Chérubin at Hotel Rastelli
Knock. Knock. Knock.
Then came a voice. “Sylvere.” The voice sounded again. “Sylvere.”
He opened his eyes. The voice came from the other side of the closed sliding-glass door.
Sylvere was awake now.
The voice belonged to Chérubin. Sylvere looked to his right at the blue numbers of the digital readout covering the face of the clock on the nightstand. “It’s almost 3:30,” Sylvere whispered, realizing he had slept for more than two hours. “I’ll be right there,” he said loudly, projecting his voice toward the closed door. He stood up from the bed inside his suite in Hotel Rastelli. He noticed he still wore all his clothes. Walking toward the door, covered by a thick, red curtain, Sylvere realized the afternoon would soon turn to evening and a fancy party at 7:00pm.
“Can you meet me in the bar downstairs in half an hour?” Chérubin asked as soon as Sylvere opened the door. Chérubin held two parcels, one in each hand, which he extended toward the older man. Accepting the parcels, Sylvere noticed one contained a bottle of water and some orange juice, the other plastic bags full of cheeses, fruits, and nuts. Chérubin disappeared.
Sylvere drank the orange juice and ate some of the cheeses and nuts. Then he entered the bathroom. As he took a shower in preparation for going downstairs to meet Chérubin, he recalled the scene at the museum in Leuven and the subsequent car ride to Tervuren.
Melba had disappeared after escorting Sylvere to a Mercedes parked on the narrow, cobble-stone street in front of the museum. Parked behind his vehicle had been a second one, an exact replica of the first. Next to the open back door of the first car, a man had stood at attention, keeping his eyes locked on each of Sylvere’s movements. When Sylvere had lowered his body onto the back seat of the first car, the man had watched and waited. But he hadn’t waited long. Approaching the open back door, one of the German bodyguards had handed Anna’s laptop computer to Sylvere.
The man standing next to the back door of Sylvere’s car had gone around the front of the vehicle, sat behind its steering wheel, and started its engine. As the driver pulled the large vehicle away from the museum, Sylvere, sitting by himself in the back seat, opened the computer. In a long series of images from the scene at Ronald’s medical clinic in Rutshuru in the immediate aftermath of the attack which had left his friend, Ronald, dead and his friend’s daughter, Claudette, clinging to her life, Sylvere saw from different angles many bodies, including the body of his friend. After viewing half of the 50 images, Sylvere closed the computer, but not before recognizing a large, menacing figure present in five images.
Now Sylvere, as he emerged from the bathroom and began to dress next to the bed, saw Quentin bending over the lifeless body of Ronald.
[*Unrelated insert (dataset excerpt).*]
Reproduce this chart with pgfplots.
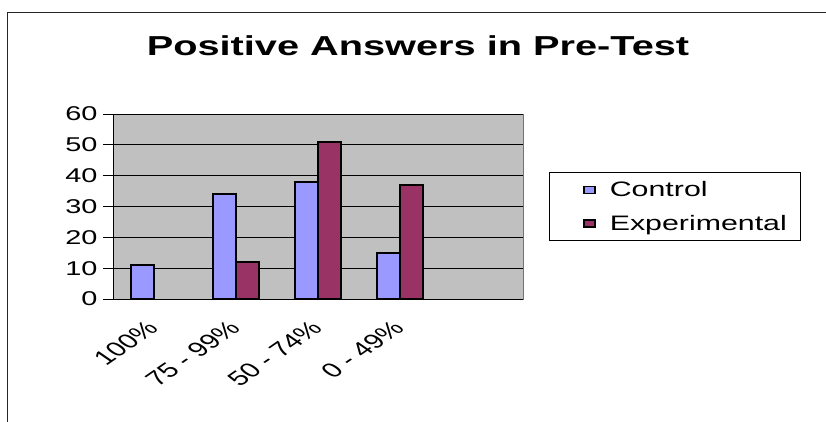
\documentclass[border=0pt]{standalone}
\usepackage{pgfplots}
\pgfplotsset{compat=1.18}
\usepackage{fontspec}
\setmainfont{Liberation Sans}
\usepackage{graphicx}
\definecolor{ctrl}{RGB}{153,153,255}
\definecolor{expc}{RGB}{153,51,102}
\definecolor{plotgray}{RGB}{192,192,192}
\newcommand{\sx}[1]{\scalebox{1.45}[1]{#1}}
\newcommand{\rx}[1]{\scalebox{1.45}[1]{\rotatebox{45}{#1}}}
\begin{document}
\begin{tikzpicture}[x=1bp,y=1bp]
\useasboundingbox (0,0) rectangle (826,421);
\fill[white] (0,0) rectangle (826,421);
\draw[line width=1bp, black!85] (7,-5) -- (7,408) -- (830,408);
\node[font=\fontsize{27.5}{30}\selectfont\bfseries] at (418,375) {\sx{Positive Answers in Pre-Test}};
\begin{axis}[
  at={(113bp,122bp)}, anchor=south west,
  width=410bp, height=185bp, scale only axis,
  xmin=-0.5, xmax=4.5, ymin=0, ymax=60,
  ybar=0pt, bar width=0.28,
  axis background/.style={fill=plotgray, draw=gray!90!black},
  axis x line*=bottom, axis y line*=left,
  axis line style={black, line width=1bp, -},
  ytick={0,10,...,60},
  yticklabels={\sx{0},\sx{10},\sx{20},\sx{30},\sx{40},\sx{50},\sx{60}},
  yticklabel style={font=\fontsize{20}{22}\selectfont, xshift=-2bp},
  ymajorgrids, major grid style={black, line width=0.9bp},
  ytick style={black, line width=1bp},
  tick align=outside, major tick length=10bp,
  xtick={0,1,2,3},
  xticklabels={\rx{100\%}, \rx{75 - 99\%}, \rx{50 - 74\%}, \rx{0 - 49\%}},
  xticklabel style={anchor=north east, font=\fontsize{20.5}{22}\selectfont, inner sep=0pt, xshift=6bp, yshift=-10bp},
  x tick style={draw=none},
  extra x ticks={-0.5,0.5,1.5,2.5,3.5,4.5},
  extra x tick labels={},
  extra x tick style={grid=none, major tick length=5bp, tick style={black, line width=1bp, draw=black}},
  legend image code/.code={\path (0bp,0bp) (51bp,0bp); \draw[#1, line width=1.3bp] (28bp,-3.5bp) rectangle (39bp,3.5bp);},
  legend style={at={(1.063,0.686)}, anchor=north west, draw=black, line width=0.8bp,
    font=\fontsize{21}{24}\selectfont, inner xsep=6bp, inner ysep=7bp, row sep=13bp,
    cells={anchor=west}},
  legend entries={\sx{Control},\sx{Experimental}\hspace*{6bp}},
]
\addplot[fill=ctrl, draw=black, line width=1.6bp] coordinates {(0,11) (1,34) (2,38) (3,15)};
\addplot[fill=expc, draw=black, line width=1.6bp] coordinates {(1,12) (2,51) (3,37)};
\end{axis}
\end{tikzpicture}
\end{document}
Descending in the elevator from the rooftop deck to the third floor of Hotel Rastelli, Sylvere realized his friend had died a slow death.
“What had Ronald done to deserve such pain?” Sylvere asked, tears forming in his eyes. He pounded once on the elevator door. The sound filled the small space.
When Sylvere entered the bar on the third floor, he saw Chérubin standing on the opposite side of the room next to the floor-to-ceiling window with its view of the street below. Chérubin noticed Sylvere at the same time. The two men sat down at a table next to the window. Only three other tables in the bar were occupied. On the street corner below, a German bodyguard, one of Anna’s men, stood watch. The bartender placed two tall glasses of beer on the table in front of Chérubin and Sylvere. The bartender left.
“I assume you saw the photos,” Chérubin said. He looked out the window. His gaze moved across rows of rooftops toward a forest outside town. Abruptly, he reached over, picked up one of the tall glasses of beer, and took a long drink. “Ronald was my father,” he said then. He still didn’t look at Sylvere. Sylvere didn’t respond. He couldn’t look at the other man either.